Aunque muchos las asocian con los cuentos o los libros de historia, las monarquías siguen formando parte del mapa político mundial. Hoy existen más de 40 países con monarcas en ejercicio, repartidos entre Europa, Asia, África, Medio Oriente y Oceanía.
En su mayoría, ya no mandan como antes, pero siguen reinando: un equilibrio entre poder simbólico, diplomacia y tradición que las mantiene vigentes en pleno siglo XXI.
Durante siglos, los monarcas concentraron todos los poderes del Estado. Reyes como Luis XIV de Francia o los zares rusos gobernaban por “derecho divino”, sin rendir cuentas a nadie. El giro comenzó con la Revolución Gloriosa en Inglaterra (1688), que limitó el poder real e inauguró la monarquía parlamentaria. A partir de allí, Europa fue reemplazando el absolutismo por sistemas donde el rey “reina, pero no gobierna”.
En el siglo XX, tras guerras, revoluciones y descolonización, muchas monarquías desaparecieron. Pero otras se adaptaron. Hoy, los reyes europeos —como Carlos III en el Reino Unido, Felipe VI en España o Guillermo Alejandro en los Países Bajos— ejercen funciones principalmente representativas y diplomáticas: abren sesiones parlamentarias, firman leyes, reciben embajadores y encarnan la unidad del Estado.
No todas son simbólicas. En Arabia Saudita, el rey Salmán y el príncipe heredero Mohamed bin Salmán concentran el poder político, religioso y económico del reino. Lo mismo ocurre en Brunéi, donde el sultán Hassanal Bolkiah gobierna desde hace más de cinco décadas. En Jordania y Marruecos, los monarcas combinan poder político con liderazgo religioso, una fórmula que les da estabilidad interna y legitimidad ante la población.
En Asia oriental, la figura imperial sigue teniendo un peso espiritual. El emperador Naruhito de Japón no gobierna, pero representa una continuidad milenaria: la casa imperial japonesa es considerada la más antigua del mundo, con más de 2.600 años de historia. En Tailandia, la monarquía es profundamente venerada; criticarla públicamente puede incluso ser delito.
Las monarquías contemporáneas funcionan como engranajes simbólicos dentro de sistemas modernos. En Europa, por ejemplo, las casas reales están reguladas por constituciones: no intervienen en política, pero mantienen un rol ceremonial y diplomático que ningún otro cargo puede reemplazar.
Los reyes visitan hospitales, promueven causas sociales, presiden actos oficiales y representan continuidad frente a los cambios de gobierno. También son un importante motor de turismo e identidad nacional: las coronaciones, bodas reales o funerales de Estado son seguidos por millones de personas en todo el mundo.
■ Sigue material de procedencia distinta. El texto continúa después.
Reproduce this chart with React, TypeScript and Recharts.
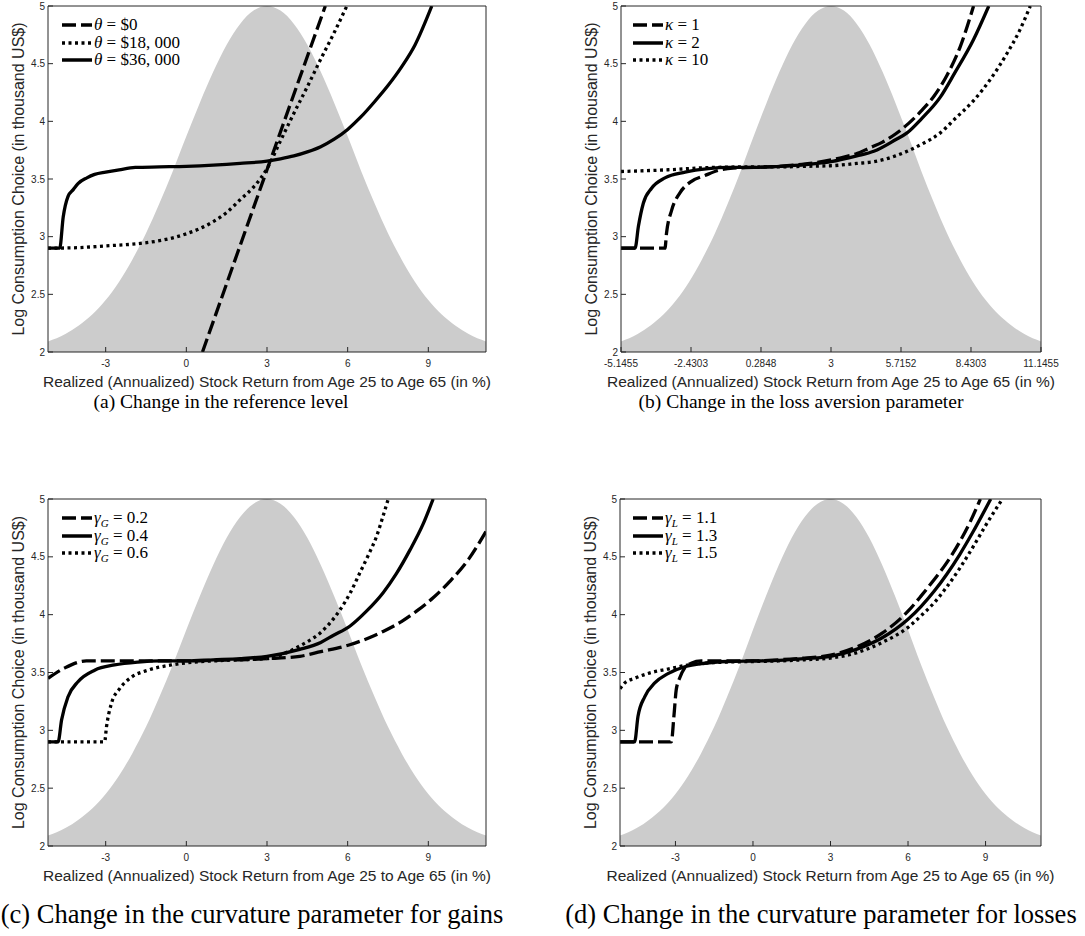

En algunos países, los monarcas aún poseen patrimonio propio y extensas prerrogativas económicas, aunque cada vez más sujetas a control público. En Reino Unido, por ejemplo, la Corona recibe fondos del “Sovereign Grant”, mientras que en España la Casa Real publica anualmente sus gastos.
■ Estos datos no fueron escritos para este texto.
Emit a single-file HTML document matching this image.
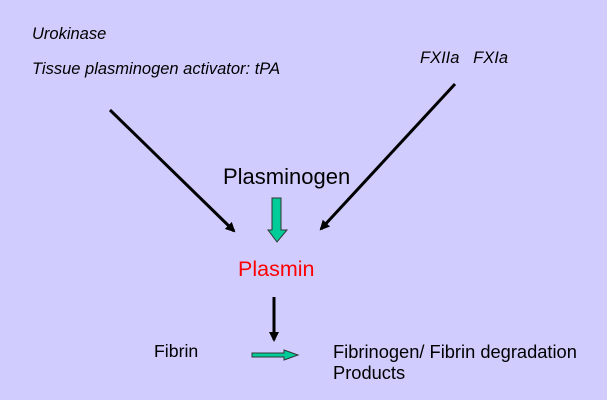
<!DOCTYPE html>
<html><head><style>
body{margin:0;width:607px;height:400px;background:#d0ccfe;position:relative;overflow:hidden;font-family:"Liberation Sans",sans-serif}
.t{position:absolute;white-space:nowrap}
.i{font-style:italic;font-size:16.5px;color:#000}
</style></head><body>
<div class="t i" style="left:32px;top:25px">Urokinase</div>
<div class="t i" style="left:32px;top:60px">Tissue plasminogen activator: tPA</div>
<div class="t i" style="left:420px;top:49px">FXIIa&nbsp;&nbsp; FXIa</div>
<div class="t" style="left:223px;top:164px;font-size:22px">Plasminogen</div>
<div class="t" style="left:238px;top:257px;font-size:21.5px;color:#ff0000">Plasmin</div>
<div class="t" style="left:154px;top:341px;font-size:17.7px">Fibrin</div>
<div class="t" style="left:333px;top:341px;font-size:18.3px;line-height:21px">Fibrinogen/ Fibrin degradation<br>Products</div>
<svg width="607" height="400" style="position:absolute;left:0;top:0">
<defs><marker id="a" markerWidth="10" markerHeight="10" refX="8" refY="5" orient="auto" markerUnits="userSpaceOnUse"><path d="M0,0 L10,5 L0,10 z" fill="#000"/></marker></defs>
<line x1="110" y1="110" x2="234" y2="231" stroke="#000" stroke-width="3" marker-end="url(#a)"/>
<line x1="455" y1="84" x2="321" y2="229" stroke="#000" stroke-width="3" marker-end="url(#a)"/>
<line x1="274" y1="297" x2="274" y2="340" stroke="#000" stroke-width="3" marker-end="url(#a)"/>
<path d="M272,198 H281 V230 H287 L277,242 L268,230 H272 Z" fill="#00cc99" stroke="#333" stroke-width="1"/>
<path d="M252,353 H284 V350 L298,355 L284,360 V357 H252 Z" fill="#00cc99" stroke="#333" stroke-width="1"/>
</svg>
</body></html>
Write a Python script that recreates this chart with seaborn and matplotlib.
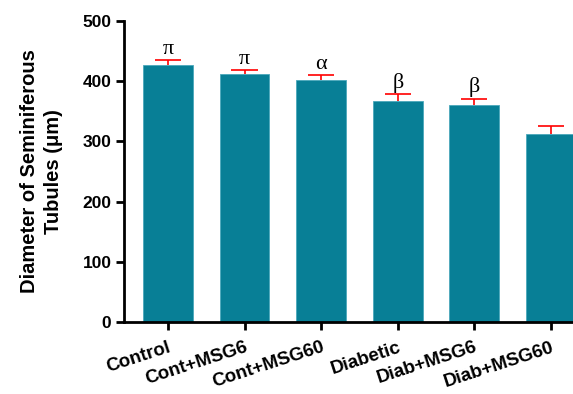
import numpy as np
import pandas as pd
import matplotlib
matplotlib.use("Agg")
import matplotlib.pyplot as plt
import seaborn as sns

# --- data ---
groups = ["Control", "Cont+MSG6", "Cont+MSG60", "Diabetic", "Diab+MSG6", "Diab+MSG60"]
means = [427, 412, 402, 367, 360, 313]
sems = [8, 6, 8, 12, 11, 13]
marks = ["\u03c0", "\u03c0", "\u03b1", "\u03b2", "\u03b2", ""]

df = pd.DataFrame({"group": groups, "diameter": means})

sns.set_style("ticks")
plt.rcParams["font.family"] = ["Liberation Sans", "DejaVu Sans"]
# plain black text / axes like the original figure
for key in ["text.color", "axes.labelcolor", "xtick.color", "ytick.color", "axes.edgecolor"]:
    plt.rcParams[key] = "black"

fig = plt.figure(figsize=(5.73, 3.94), dpi=100)
ax = fig.add_axes([0.2164, 0.1827, 0.80, 0.764])

sns.barplot(data=df, x="group", y="diameter", color="#087f96", width=0.65,
            saturation=1, ax=ax, errorbar=None)
for p in ax.patches:
    p.set_edgecolor("#4aa8bb")
    p.set_linewidth(0.6)

# upper-only error bars in red (stem + top cap)
x = np.arange(len(groups))
tops = np.array(means) + np.array(sems)
ax.vlines(x, means, tops, color="red", linewidth=1.2, zorder=3)
ax.hlines(tops, x - 0.17, x + 0.17, color="red", linewidth=1.2, zorder=3)

# significance letters
for xi, t, lab in zip(x, tops, marks):
    ax.text(xi, t + 2, lab, ha="center", va="bottom", fontsize=16,
            family=["Liberation Serif", "DejaVu Serif"])

ax.set_ylim(0, 500)
ax.set_xlim(-0.573, 5.41)
ax.set_yticks([0, 100, 200, 300, 400, 500])
ax.set_xlabel("")
ax.set_ylabel("Diameter of Seminiferous\nTubules (\u03bcm)", fontsize=14.5,
              fontweight="bold", labelpad=14, linespacing=1.35)
ax.tick_params(axis="both", width=2, length=6, labelsize=12.5, pad=3)
for lab in ax.get_yticklabels():
    lab.set_fontweight("bold")
ax.set_xticks(x)
ax.set_xticklabels(groups, rotation=18, ha="right", rotation_mode="anchor",
                   fontweight="bold", fontsize=13.5)
ax.tick_params(axis="x", pad=6)
for side in ["left", "bottom"]:
    ax.spines[side].set_linewidth(2)
sns.despine(ax=ax)

fig.savefig("out.png", dpi=100)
A pesar de las críticas sobre su costo o su falta de legitimidad democrática, las monarquías siguen mostrando una sorprendente capacidad de adaptación. Algunas, como la británica, se reinventan con cada generación, incorporando temas como la diversidad o la sostenibilidad. Otras, como las del Golfo, mantienen su poder gracias a la riqueza petrolera y a un pacto social basado en estabilidad y bienestar económico.
En un mundo dominado por repúblicas, estos tronos persistentes combinan pasado y presente, protocolo y poder, religión y política. Tal vez por eso, aunque parezcan vestigios de otro tiempo, las monarquías siguen siendo —más que una reliquia— un espejo del modo en que la historia continúa moldeando el presente.